The Toronto Star has the largest circulation in Canada. The paper has an enormous impact on Canada’s federal and provincial politics as well as shaping public opinion. This editorial was originally published on August 16, 2010.
Toronto Star Editorial: Trolling for votes in northern Ontario last week, provincial Conservative Leader Tim Hudak promised to repeal the Far North Act if he is elected. He called it a “bad bill.”
Actually, repealing it is a bad idea.
The Far North Act, which is expected to be passed by the Legislature this fall, is an attempt by the Liberal government to reconcile three competing interests in our north: the environment, the resource industries and the First Nations.
These interests often come into conflict, with ugly stand-offs resulting, such as the dispute between Platinex, a mining company, and the Kitchenuhmaykoosib Inninuwug (KI) First Nation. KI protesters were jailed, multiple law suits were filed, and Platinex eventually abandoned its claim in return for a $5 million payment from the government.

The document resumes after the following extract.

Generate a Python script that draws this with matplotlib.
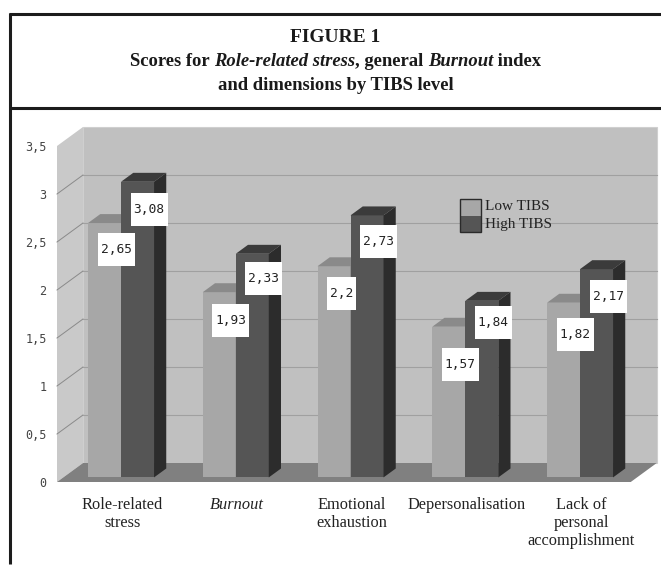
import numpy as np
import matplotlib
matplotlib.use("Agg")
import matplotlib.pyplot as plt
from matplotlib.patches import Polygon, Rectangle
from matplotlib.lines import Line2D

# data
categories = ["Role-related\nstress", "Burnout", "Emotional\nexhaustion",
              "Depersonalisation", "Lack of\npersonal\naccomplishment"]
low_tibs = [2.65, 1.93, 2.2, 1.57, 1.82]
high_tibs = [3.08, 2.33, 2.73, 1.84, 2.17]
y_ticks = [0, 0.5, 1, 1.5, 2, 2.5, 3, 3.5]
series_names = ["Low TIBS", "High TIBS"]

# layout (pixels of a 661x565 picture)
W, H = 661, 565
ax_left, ax_right, ax_bottom = 57, 630.75, 482
px_per_unit_y = 96.0
ymax = 3.5
n = len(categories)
ux = (ax_right - ax_left) / n          # px per x unit
uy = px_per_unit_y                      # px per y unit
DX, DY = 26 / ux, 19 / uy               # wall depth in data units
bar_front, bar_back = 0.24, 0.71        # bar depth as fraction of wall depth
bar_w = 33 / ux
bar_start = 0.216
label_gap_px = [[10, 11], [12, 8], [11, 10], [21, 5], [15, 11]]

c_back = "#c0c0c0"
c_side_wall = "#c9c9c9"
c_floor = "#808080"
c_grid = "#a0a0a0"
c_low = ("#a7a7a7", "#8a8a8a", "#7a7a7a")    # front, top, side
c_high = ("#555555", "#3b3b3b", "#2c2c2c")


def fx(px):
    return px / W


def fy(py):
    return 1 - py / H


fig = plt.figure(figsize=(W / 100, H / 100), dpi=100)
fig.patch.set_facecolor("white")

# frame of the figure box
frame = dict(color="#1c1c1c", lw=2.2, solid_capstyle="butt")
fig.add_artist(Line2D([fx(9), fx(W)], [fy(13.5), fy(13.5)], **frame))
fig.add_artist(Line2D([fx(9), fx(W)], [fy(108), fy(108)], **frame))
fig.add_artist(Line2D([fx(9.5), fx(9.5)], [fy(12.5), fy(564)], **frame))


def rich_line(segments, y_px, size):
    """draw text pieces of mixed style on one centred line"""
    renderer = fig.canvas.get_renderer()
    texts = []
    for s, style in segments:
        t = fig.text(0, fy(y_px), s, fontsize=size, family="Liberation Serif",
                     weight="bold", style=style, va="center", ha="left",
                     color="#1a1a1a")
        texts.append(t)
    widths = [t.get_window_extent(renderer).width for t in texts]
    x = (W / 2 + 5) - sum(widths) / 2
    for t, w in zip(texts, widths):
        t.set_x(fx(x))
        x += w


rich_line([("FIGURE 1", "normal")], 37, 14)
rich_line([("Scores for ", "normal"), ("Role-related stress", "italic"),
           (", general ", "normal"), ("Burnout", "italic"),
           (" index", "normal")], 62, 13.4)
rich_line([("and dimensions by TIBS level", "normal")], 86, 13.4)

ax = fig.add_axes([fx(ax_left), fy(ax_bottom), (ax_right - ax_left) / W,
                   (ymax * uy) / H])
ax.set_xlim(0, n)
ax.set_ylim(0, ymax)
for sp in ax.spines.values():
    sp.set_visible(False)
ax.patch.set_visible(False)

# walls and floor
ax.add_patch(Rectangle((DX, DY), n, ymax, facecolor=c_back, edgecolor="#cfcfcf",
                       lw=0.8, zorder=1, clip_on=False))
ax.add_patch(Polygon([(0, 0), (DX, DY), (DX, ymax + DY), (0, ymax)],
                     closed=True, facecolor=c_side_wall, edgecolor="none",
                     zorder=1, clip_on=False))
ax.add_patch(Polygon([(0, 0), (n, 0), (n + DX, DY), (DX, DY)], closed=True,
                     facecolor=c_floor, edgecolor="none", zorder=2, clip_on=False))
for v in y_ticks[1:-1]:
    ax.plot([0, DX], [v, v + DY], color="#8a8a8a", lw=0.7,
            zorder=1.5, clip_on=False)
    ax.plot([DX, n + DX], [v + DY, v + DY], color=c_grid, lw=0.8,
            zorder=1.5, clip_on=False)


def draw_bar(xl, v, colors, z):
    f0x, f0y = bar_front * DX, bar_front * DY
    b0x, b0y = bar_back * DX, bar_back * DY
    front, top, side = colors
    ax.add_patch(Rectangle((xl + f0x, f0y), bar_w, v, facecolor=front,
                           edgecolor="none", zorder=z, clip_on=False))
    ax.add_patch(Polygon([(xl + f0x, v + f0y), (xl + bar_w + f0x, v + f0y),
                          (xl + bar_w + b0x, v + b0y), (xl + b0x, v + b0y)],
                         closed=True, facecolor=top, edgecolor="none",
                         zorder=z, clip_on=False))
    ax.add_patch(Polygon([(xl + bar_w + f0x, f0y), (xl + bar_w + b0x, b0y),
                          (xl + bar_w + b0x, v + b0y), (xl + bar_w + f0x, v + f0y)],
                         closed=True, facecolor=side, edgecolor="none",
                         zorder=z, clip_on=False))


def value_label(xl, v, gap):
    s = f"{v:g}".replace(".", ",")
    bw = (len(s) * 8 + 5) / ux
    bh = 33 / uy
    cx = xl + bar_front * DX + bar_w / 2
    left = cx - 7 / ux
    top = v + bar_front * DY - gap / uy
    ax.add_patch(Rectangle((left, top - bh), bw, bh, facecolor="white",
                           edgecolor="none", zorder=10, clip_on=False))
    ax.text(left + bw / 2, top - bh / 2, s, ha="center", va="center",
            family="DejaVu Sans Mono", fontsize=9.3, color="#222222",
            zorder=11, clip_on=False)


for i in range(n):
    xl = i + bar_start
    draw_bar(xl, low_tibs[i], c_low, 3 + i)
    draw_bar(xl + bar_w, high_tibs[i], c_high, 3.5 + i)
for i in range(n):
    xl = i + bar_start
    value_label(xl, low_tibs[i], label_gap_px[i][0])
    value_label(xl + bar_w, high_tibs[i], label_gap_px[i][1])

# axes ticks
ax.set_yticks(y_ticks)
ax.set_yticklabels([f"{t:g}".replace(".", ",") for t in y_ticks],
                   family="DejaVu Sans Mono", fontsize=8.5, color="#444444")
ax.tick_params(axis="y", length=0, pad=7.5)
ax.set_xticks([i + 0.57 for i in range(n)])
ax.set_xticklabels(categories, family="Liberation Serif", fontsize=11.8,
                   color="#222222", linespacing=1.2)
ax.tick_params(axis="x", length=0, pad=10.5)
ax.get_xticklabels()[1].set_style("italic")

# legend: one bordered swatch split in two
lx, ly = (460 - ax_left) / ux, (ax_bottom - 232) / uy
sw, sh = 21 / ux, 33 / uy
ax.add_patch(Rectangle((lx, ly + sh / 2), sw, sh / 2, facecolor=c_low[0],
                       edgecolor="none", zorder=12, clip_on=False))
ax.add_patch(Rectangle((lx, ly), sw, sh / 2, facecolor=c_high[0],
                       edgecolor="none", zorder=12, clip_on=False))
ax.add_patch(Rectangle((lx, ly), sw, sh, facecolor="none", edgecolor="#2a2a2a",
                       lw=1.0, zorder=13, clip_on=False))
for k, name in enumerate(series_names):
    ax.text(lx + sw + 4 / ux, ly + sh * (0.77 - 0.55 * k), name,
            family="Liberation Serif", fontsize=11, color="#222222",
            va="center", ha="left", zorder=12)

fig.savefig("out.png", dpi=100, facecolor="white")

As Hudak noted, the proposed Far North Act has been criticized by all sides. But that may simply be a sign that the Liberal government has struck the right balance. Certainly the act requires some improvements, but it can be amended in committee this fall.
Hudak also said that Premier Dalton McGuinty wants to turn northern Ontario into “one giant park.” This is half true, as 50 per cent of the region would be protected from development under the legislation. But some 225,000 square kilometers — an area the size of Great Britain — would remain open for business. That is just the sort of compromise that Ontarians expect their government to make.